So f=f_0+\frac{A}{2} \operatorname{tr} \mathbf{Q}^2-\frac{B}{3} \operatorname{tr} \mathbf{Q}^3+\frac{C}{4}\left(\operatorname{tr} \mathbf{Q}^2\right)^2 becomes f=f_0+\frac{A}{3}S^2-\frac{2B}{27}S^3+\frac{C}{9}S^4

Landau-de Gennes theory result

We can use the Landau phase transition approach.
We can expand A,B,C around a reference temperature T^\ast :
- A(T)=a\left(T-T_*\right)+\cdots
- B(T)= b+\dots
- C(T)=c+\dots, with a,b,c>0 to preserve the most relevant terms.

and obtain

f-f_0=\frac{a}{3}\left(T-T^{\ast}\right) S^2-\frac{2 b}{27} S^3+\frac{c}{9} S^4 .

The cubic term implies that there is a temperature range where two minima coexist:

S_1=0: isotropic
S_2>0: nematic

First order phase transition. The cubic terms prevents the free energy from having an inflection at S=0 (the free energy nver gets truly flat)

Landau-de Gennes theory result

The transition temperature is

T_{N I}=T^{\ast}+\frac{b^2}{27 a c}

while T^{\ast} is a material dependent temperature, identifying instability (spinodal).

Aside : constrained optimisation with Lagrange multipliers

Many physics problems can be cast in terms of constraiend optimisation

Area	Problem	Constraint
Mechanics	Minimize action S=\int L dt	Energy conservation
Thermodynamics	Maximize entropy S	Fixed total energy E
Electromagnetism	Minimize energy	Gauss’s law \nabla \cdot \mathbf{E} = \rho/\epsilon_0
General Relativity	Minimize Einstein-Hilbert action	Metric signature constraint
Liquid Crystals	Minimize Frank energy	Director normalization \\|\mathbf{n}\\|=1
Statistical Mechanics	Maximize partition function	Micro/Gran/canonical ensembles
Optics	Minimize optical path (Fermat)	Snell’s law at interfaces

Method: Use Lagrange multipliers \lambda to convert constrained into unconstrained problem: \mathcal{L}=f(\mathbf{x})-\lambda g(\mathbf{x}) then solve \nabla\mathcal{L}=0.

Geometrical understand of Lagrange multipliers

Take a function f(x,y).
A constraint is expressed by fixing the value of a second function g(x,y)=c
We want to find the extrema of f(x,y) subject to the constraint g(x,y)=c: It has to be a curve
This means find the extremal values of f on the curve \mathcal{C}: g(x,y)=c
We could parametrise \mathcal{C} but we can also simply think in terms of its geometrical features.
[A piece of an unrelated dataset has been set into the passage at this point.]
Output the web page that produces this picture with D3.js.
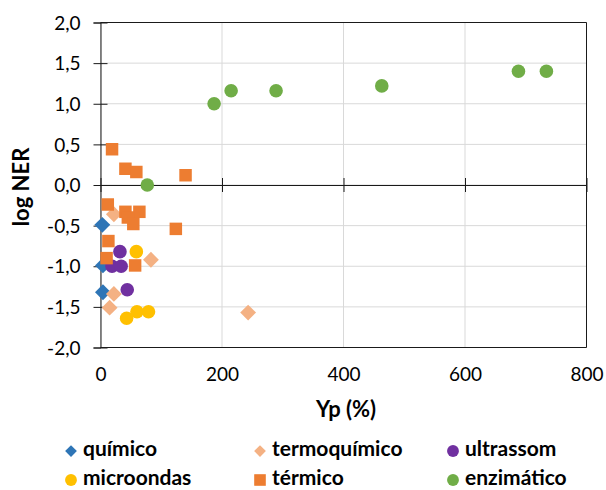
<!DOCTYPE html>
<html>
<head>
<meta charset="utf-8">
<script src="https://cdn.jsdelivr.net/npm/d3@7"></script>
<style>
  body { margin: 0; background: #fff; }
  text { font-family: Lato, "Liberation Sans", sans-serif; fill: #000; }
</style>
</head>
<body>
<div id="chart"></div>
<script>
const width = 606;
const height = 490;

// data: [Yp (%), log NER]
const quimico = [[3, -0.49], [4, -0.99], [4, -1.32]];
const termoquimico = [[22, -0.36], [83, -0.92], [22, -1.34], [15, -1.51], [243, -1.57]];
const ultrassom = [[32, -0.82], [19, -1.0], [34, -1.0], [44, -1.29]];
const microondas = [[59, -0.82], [43, -1.64], [60, -1.56], [79, -1.56]];
const termico = [[19, 0.44], [41, 0.20], [59, 0.16], [140, 0.12], [12, -0.24], [41, -0.33],
  [64, -0.33], [45, -0.40], [54, -0.48], [124, -0.54], [13, -0.69], [10, -0.90], [57, -0.99]];
const enzimatico = [[77, 0.0], [187, 1.0], [215, 1.16], [289, 1.16], [463, 1.22], [688, 1.40], [734, 1.40]];

const xTicks = [0, 200, 400, 600, 800];
const yTicks = [-2, -1.5, -1, -0.5, 0, 0.5, 1, 1.5, 2];

const series = [
  { name: "químico", data: quimico, color: "#2E75B6", shape: "diamond" },
  { name: "termoquímico", data: termoquimico, color: "#F4B183", shape: "diamond" },
  { name: "ultrassom", data: ultrassom, color: "#7030A0", shape: "circle" },
  { name: "microondas", data: microondas, color: "#FFC000", shape: "circle" },
  { name: "térmico", data: termico, color: "#ED7D31", shape: "square" },
  { name: "enzimático", data: enzimatico, color: "#70AD47", shape: "circle" }
];

const loc = d3.formatLocale({ decimal: ",", thousands: ".", grouping: [3], currency: ["", ""], minus: "-" });
const fmtY = loc.format(".1f");

const svg = d3.select("#chart").append("svg")
    .attr("width", width)
    .attr("height", height);

const x = d3.scaleLinear().domain([0, 800]).range([100.5, 586.5]);
const y = d3.scaleLinear().domain([-2, 2]).range([347.5, 22.5]);

// gridlines
svg.append("g").selectAll("line")
    .data(yTicks).enter().append("line")
    .attr("x1", x(0)).attr("x2", x(800))
    .attr("y1", d => y(d)).attr("y2", d => y(d))
    .attr("stroke", "#d9d9d9");
svg.append("g").selectAll("line")
    .data(xTicks).enter().append("line")
    .attr("x1", d => x(d)).attr("x2", d => x(d))
    .attr("y1", y(2)).attr("y2", y(-2))
    .attr("stroke", "#d9d9d9");

// plot border top / right / bottom
svg.append("path")
    .attr("d", `M${x(0)},${y(2)}H${x(800)}V${y(-2)}H${x(0)}`)
    .attr("fill", "none").attr("stroke", "#1a1a1a");

// y axis with crossing ticks
const yAxis = svg.append("g")
    .attr("transform", `translate(${x(0)},0)`)
    .call(d3.axisLeft(y).tickValues(yTicks).tickFormat(fmtY).tickSize(7).tickPadding(13));
yAxis.selectAll(".tick line").attr("x2", -7).attr("x1", 7).attr("stroke", "#1a1a1a");
yAxis.select(".domain").attr("stroke", "#1a1a1a");
yAxis.selectAll("text").style("font-size", "19px").attr("dy", "0.35em");

// x axis through zero, crossing ticks, labels below the plot
const xAxis = svg.append("g")
    .attr("transform", `translate(0,${y(0)})`)
    .call(d3.axisBottom(x).tickValues(xTicks).tickFormat("").tickSize(7).tickSizeOuter(0));
xAxis.selectAll(".tick line").attr("y1", -7).attr("y2", 7).attr("stroke", "#1a1a1a");
xAxis.select(".domain").attr("stroke", "#1a1a1a");

const xLab = svg.append("g")
    .attr("transform", `translate(0,${y(-2)})`)
    .call(d3.axisBottom(x).tickValues(xTicks).tickSize(0).tickPadding(20));
xLab.select(".domain").remove();
xLab.selectAll("text").style("font-size", "19px");

// axis titles
svg.append("text")
    .attr("x", 346).attr("y", 417)
    .attr("text-anchor", "middle")
    .style("font-size", "22px").style("font-weight", "bold")
    .text("Yp (%)");
svg.append("text")
    .attr("transform", "translate(29,187) rotate(-90)")
    .attr("text-anchor", "middle")
    .style("font-size", "22px").style("font-weight", "bold")
    .text("log NER");

const symbols = { circle: d3.symbolCircle, square: d3.symbolSquare, diamond: d3.symbolDiamond2 };
const sizes = { circle: 145, square: 156, diamond: 160 };
const legSizes = { circle: 110, square: 135, diamond: 88 };

// markers
series.forEach(s => {
  svg.append("g").selectAll("path")
      .data(s.data).enter().append("path")
      .attr("transform", d => `translate(${x(d[0])},${y(d[1])})`)
      .attr("d", d3.symbol().type(symbols[s.shape]).size(sizes[s.shape]))
      .attr("fill", s.color);
});

// legend
const legX = [71, 260, 453];
const legY = [451, 480];
const leg = svg.append("g").selectAll("g")
    .data(series).enter().append("g")
    .attr("transform", (d, i) => `translate(${legX[i % 3]},${legY[Math.floor(i / 3)]})`);
leg.append("path")
    .attr("d", d => d3.symbol().type(symbols[d.shape]).size(legSizes[d.shape])())
    .attr("fill", d => d.color);
leg.append("text")
    .attr("x", 12).attr("y", 4.5)
    .style("font-size", "21px").style("font-weight", "bold")
    .text(d => d.name);
</script>
</body>
</html>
Take the example of a minimum: - at every point of \mathcal{C} there is a tangent vector \vec{t} - we want to find the points on \mathcal{C} where f is miniimal. This means that changes of f along \mathcal{C} are minimal. - we can calculate such changes as the projection of the local gradient with the tangent vector and state that \vec{\nabla}{f} \perp \vec{t} - Notice that, by definition, the \vec{\nabla}{g}\perp \vec{t} - So we are simply saying that

\vec{\nabla}{f}\parallel \vec{\nabla}{g}\to \vec{\nabla}{f}=\lambda\vec{\nabla}{g}

for some scalar \lambda

Example

Generalise to many variables: Example of probabilities

Discrete case: Find extremum of entropy S = -\sum_i p_i \ln p_i with constraints \sum_i p_i = 1 \quad \sum_i p_i E_i = \langle E \rangle

Using Lagrange multipliers: \mathcal{L} = -\sum_i p_i \ln p_i - \lambda_1 \left(\sum_i p_i - 1\right) - \lambda_2 \left(\sum_i p_i E_i - \langle E \rangle\right)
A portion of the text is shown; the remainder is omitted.